State how many lines of the listing below include the word "this". Give only the number.

[EXTRACTED INFORMATION start]

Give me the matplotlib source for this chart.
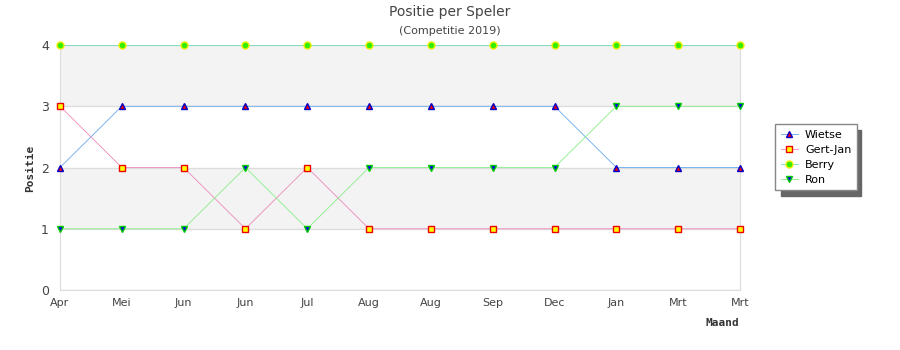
import matplotlib
matplotlib.use("Agg")
import matplotlib.pyplot as plt
from matplotlib.patches import Rectangle

# data
maanden = ["Apr", "Mei", "Jun", "Jun", "Jul", "Aug", "Aug", "Sep", "Dec", "Jan", "Mrt", "Mrt"]
wietse = [2, 3, 3, 3, 3, 3, 3, 3, 3, 2, 2, 2]
gert_jan = [3, 2, 2, 1, 2, 1, 1, 1, 1, 1, 1, 1]
berry = [4, 4, 4, 4, 4, 4, 4, 4, 4, 4, 4, 4]
ron = [1, 1, 1, 2, 1, 2, 2, 2, 2, 3, 3, 3]

x = list(range(len(maanden)))

fig = plt.figure(figsize=(9, 3.5), dpi=100)
ax = fig.add_axes([60 / 900, 1 - 290 / 350, 680 / 900, 245 / 350])

# alternating bands
for lo in (1, 3):
    ax.axhspan(lo, lo + 1, color="#f3f3f3", zorder=0, lw=0)
for yv in range(0, 5):
    ax.axhline(yv, color="#dddddd", lw=1, zorder=1)

ax.plot(x, berry, color="#77ddbb", lw=0.6, marker="o", ms=5,
        mfc="#33ee00", mec="#eeee00", mew=1, label="Berry", zorder=3, clip_on=False)
ax.plot(x, wietse, color="#66aaee", lw=0.6, marker="^", ms=5,
        mfc="#ee0000", mec="#0000cc", mew=1, label="Wietse", zorder=4, clip_on=False)
ax.plot(x, gert_jan, color="#ee88bb", lw=0.6, marker="s", ms=4,
        mfc="#ffff00", mec="#ee0000", mew=1, label="Gert-Jan", zorder=4, clip_on=False)
ax.plot(x, ron, color="#88ee88", lw=0.6, marker="v", ms=5,
        mfc="#0000ee", mec="#00cc00", mew=1, label="Ron", zorder=4, clip_on=False)

ax.set_xlim(0, len(maanden) - 1)
ax.set_ylim(0, 4)
ax.set_xticks(x)
ax.set_xticklabels(maanden)
ax.set_yticks(range(5))
ax.tick_params(length=0, labelsize=8, colors="#444444", pad=6)
ax.tick_params(axis="y", labelsize=9, pad=8)
ax.spines["top"].set_visible(False)
for s in ("left", "right", "bottom"):
    ax.spines[s].set_color("#dddddd")

fig.text(450 / 900, 1 - 12 / 350, "Positie per Speler", ha="center", va="center",
         fontsize=10, color="#444444")
fig.text(450 / 900, 1 - 31 / 350, "(Competitie 2019)", ha="center", va="center",
         fontsize=8, color="#444444")
fig.text(30 / 900, 1 - 168 / 350, "Positie", rotation=90, ha="center", va="center",
         fontsize=8, family="DejaVu Sans Mono", fontweight="bold", color="#333333")
fig.text(722 / 900, 1 - 323 / 350, "Maand", ha="center", va="center",
         fontsize=8, family="DejaVu Sans Mono", fontweight="bold", color="#333333")

# legend with shadow
shadow = Rectangle((781 / 900, 1 - 196 / 350), 80 / 900, 66 / 350,
                   transform=fig.transFigure, color="#666666", zorder=0)
fig.patches.append(shadow)
handles, labels = ax.get_legend_handles_labels()
order = [1, 2, 0, 3]
leg = fig.legend([handles[i] for i in order], [labels[i] for i in order],
                 loc="upper left", bbox_to_anchor=(775 / 900, 1 - 124 / 350),
                 fontsize=8, frameon=True, fancybox=False, handlelength=1.6,
                 labelspacing=0.45, borderpad=0.5, handletextpad=0.6,
                 borderaxespad=0)
leg.get_frame().set_edgecolor("#888888")
leg.get_frame().set_linewidth(1)
leg.get_frame().set_alpha(1)

fig.savefig("out.png", dpi=100)
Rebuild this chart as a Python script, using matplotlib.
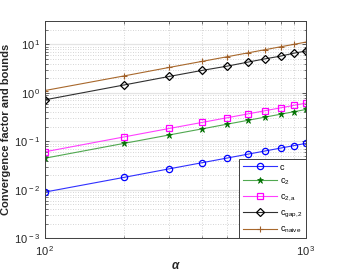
import matplotlib
matplotlib.use("Agg")
import matplotlib.pyplot as plt
from matplotlib.ticker import LogLocator, FixedLocator, NullFormatter

plt.rcParams['font.family'] = ['Liberation Sans', 'DejaVu Sans']
plt.rcParams['mathtext.fontset'] = 'custom'
plt.rcParams['mathtext.rm'] = 'Liberation Sans'
plt.rcParams['mathtext.it'] = 'Liberation Sans'
plt.rcParams['mathtext.bf'] = 'Liberation Sans:bold'

alpha = [100, 200, 300, 400, 500, 600, 700, 800, 900, 1000]
c = [0.0090, 0.0180, 0.0272, 0.0363, 0.0454, 0.0545, 0.0636, 0.0727, 0.0818, 0.0910]
c2 = [0.0450, 0.0905, 0.136, 0.181, 0.227, 0.272, 0.318, 0.363, 0.409, 0.455]
c2a = [0.061, 0.123, 0.185, 0.246, 0.308, 0.369, 0.431, 0.492, 0.554, 0.615]
cgap2 = [0.72, 1.45, 2.19, 2.91, 3.57, 4.32, 5.06, 5.74, 6.60, 7.30]
cnaive = [1.12, 2.23, 3.36, 4.47, 5.58, 6.70, 7.82, 8.94, 10.05, 11.17]

series = [
    (c, 'c', dict(color='#3030ff', marker='o', mfc='none', mec='#0000ff', ms=4.5, mew=0.9)),
    (c2, r'c$_{\mathrm{2}}$', dict(color='#50a850', marker='*', mfc='#007000', mec='#007000', ms=4.5, mew=0.5)),
    (c2a, r'c$_{\mathrm{2,a}}$', dict(color='#ff40ff', marker='s', mfc='none', mec='#ff00ff', ms=4.0, mew=0.9)),
    (cgap2, r'c$_{\mathrm{gap,2}}$', dict(color='#303030', marker='D', mfc='none', mec='#000000', ms=4.2, mew=0.9)),
    (cnaive, r'c$_{\mathrm{naive}}$', dict(color='#a8682c', marker='+', mfc='none', mec='#a0602a', ms=5.0, mew=0.8)),
]

fig = plt.figure(figsize=(3.38, 2.73), dpi=100)
ax = fig.add_axes([0.133, 0.127, 0.772, 0.797])

for vals, lab, st in series:
    ax.plot(alpha, vals, lw=0.8, label=lab, **st)

ax.set_xscale('log')
ax.set_yscale('log')
ax.set_xlim(100, 1000)
ax.set_ylim(1e-3, 30.8)

ax.xaxis.set_major_locator(FixedLocator([100, 1000]))
ax.set_xticklabels([r'$10^{\,2}$', r'$10^{\,3}$'])
ax.xaxis.set_minor_locator(FixedLocator([200, 300, 400, 500, 600, 700, 800, 900]))
ax.xaxis.set_minor_formatter(NullFormatter())
ax.yaxis.set_major_locator(FixedLocator([1e-3, 1e-2, 1e-1, 1e0, 1e1]))
ax.set_yticklabels([r'$10^{\,-3}$', r'$10^{\,-2}$', r'$10^{\,-1}$', r'$10^{\,0}$', r'$10^{\,1}$'])
ax.yaxis.set_minor_locator(LogLocator(base=10, subs=range(2, 10), numticks=20))
ax.yaxis.set_minor_formatter(NullFormatter())

ax.grid(True, which='major', color='#e4e4e4', lw=0.9, ls='-')
ax.grid(True, which='minor', color='#c8c8c8', lw=0.6, ls=(0, (1, 2)))
ax.set_axisbelow(True)

ax.tick_params(which='both', direction='in', top=True, right=True, colors='#404040', labelcolor='#262626', labelsize=8)
ax.tick_params(which='major', length=3, width=0.6)
ax.tick_params(which='minor', length=1.8, width=0.5)
ax.tick_params(axis='x', pad=4)
ax.tick_params(axis='y', pad=3)
for s in ax.spines.values():
    s.set_color('#404040')
    s.set_linewidth(0.7)

ax.set_ylabel('Convergence factor and bounds', fontsize=8, fontweight='bold', color='#262626', labelpad=2)
ax.set_xlabel('α', fontsize=8.5, fontweight='bold', style='italic', color='#262626', labelpad=2)

leg = ax.legend(loc='lower right', fontsize=6.5, frameon=True, fancybox=False, borderaxespad=0,
                handlelength=3.8, handletextpad=0.3, labelspacing=0.55, borderpad=0.35)
leg.get_frame().set_edgecolor('#404040')
leg.get_frame().set_linewidth(0.7)
leg.get_frame().set_alpha(1)

fig.savefig('out.png', dpi=100, facecolor='white')
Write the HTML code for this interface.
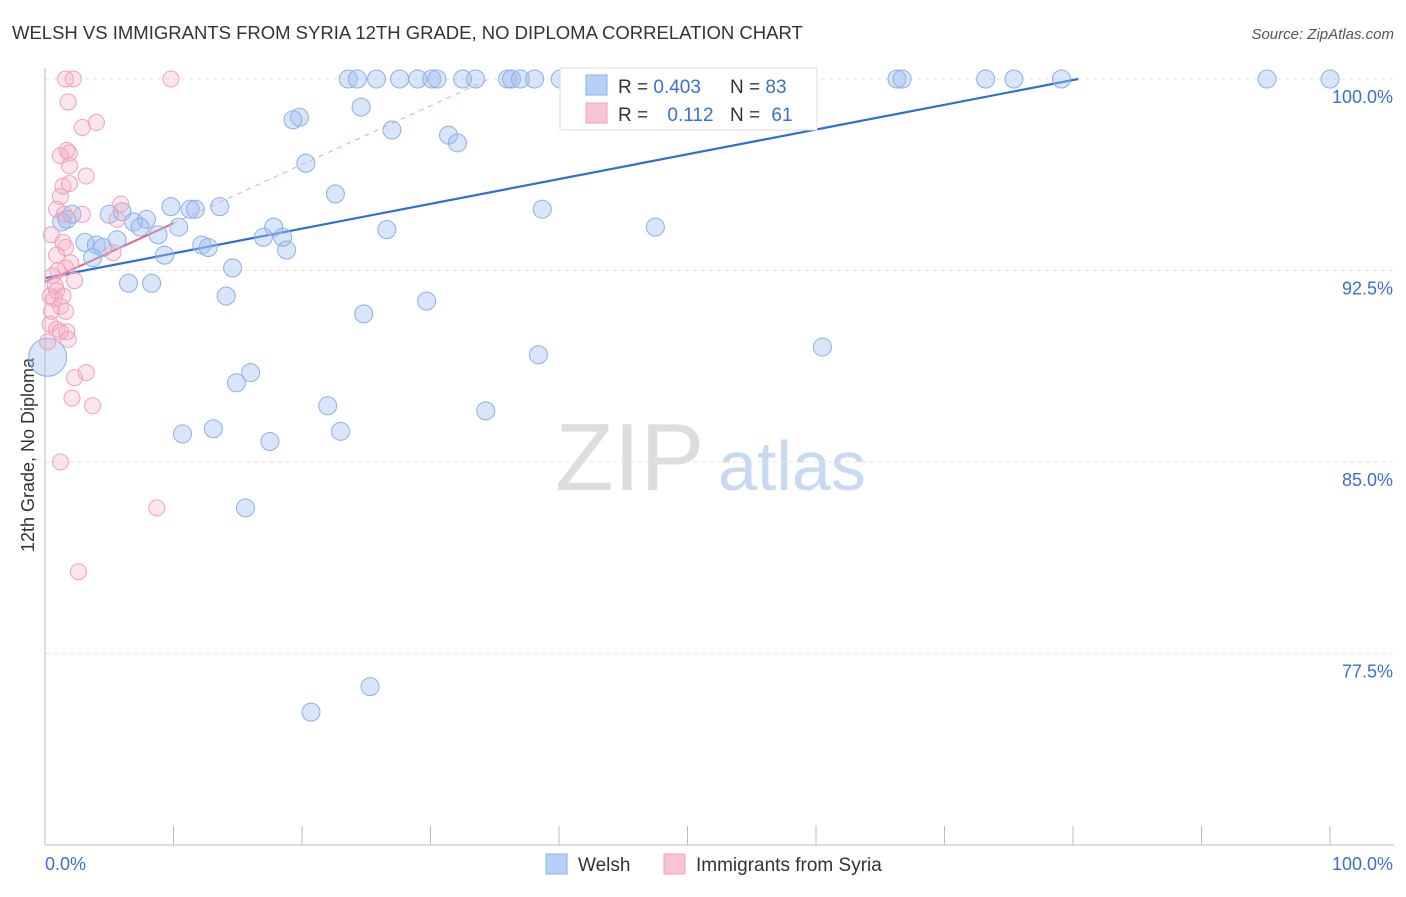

[EXTRACTED INFORMATION end]

§ THE RESPONSE
3